For some reason, my parents expect me to be happy now. But I'm not. Christmas 2004 is officially tainted for me now, because I will never be able to look at that tree without remembering that I didn't get to help with it. I think God was trying to spite me today, because Sister One's Tamagotchis (little virtual pets that programed to know the date and time) started making Christmas trees of their own on their tiny square screens - while mine made a poo, and not a Christmas Poo either. Bah! Humbug!

In conclusion, however, I want to get one thing straight. I don't hate my parents. They're wonderful people. This whole thing was made out of a huge mistake and miscommunication. I don't even really blame my parents for this. The main reason for writing this is that it makes me feel better - and I needed an outlet to articulately express my misery at having missed this holiday treat.

1 comment:

  1. Christmas 2004 is officially tainted??? Oh puh-leeeese!!

    Laugh and the world laughs with you, darling.
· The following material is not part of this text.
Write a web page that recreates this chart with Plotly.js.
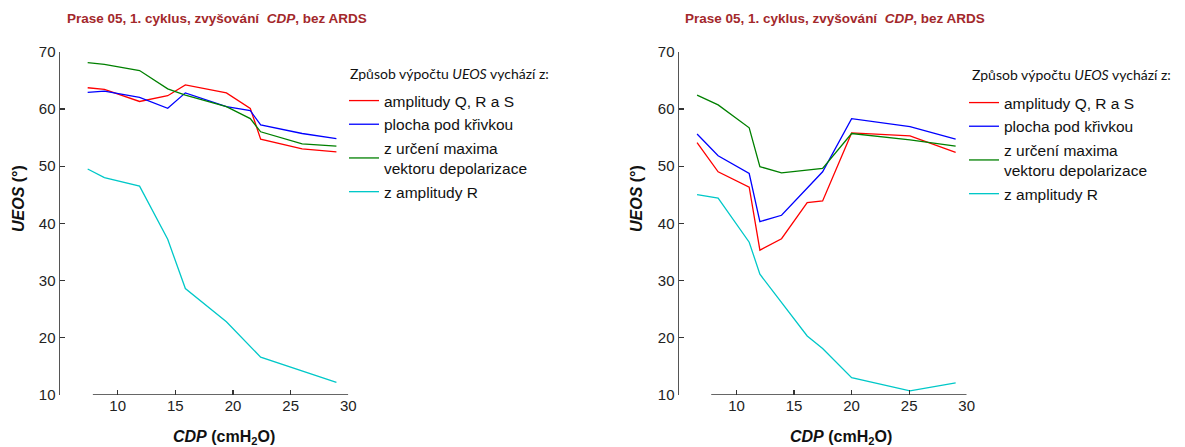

Cry and you cry alone.

    I appreciate that you feel miserable, dear child. But what I've spent the last 18 years trying to teach you is that an adult doesn't have to act on everything she feels.

    If a family activity is really important to you, don't take yourself off to another part of the house! Stay where the action is, and you'll be in on it. You could have done quite a bit of decorating before your shower, after all.

    I love you, and I'm sure with a little effort we can rescue your tainted holiday.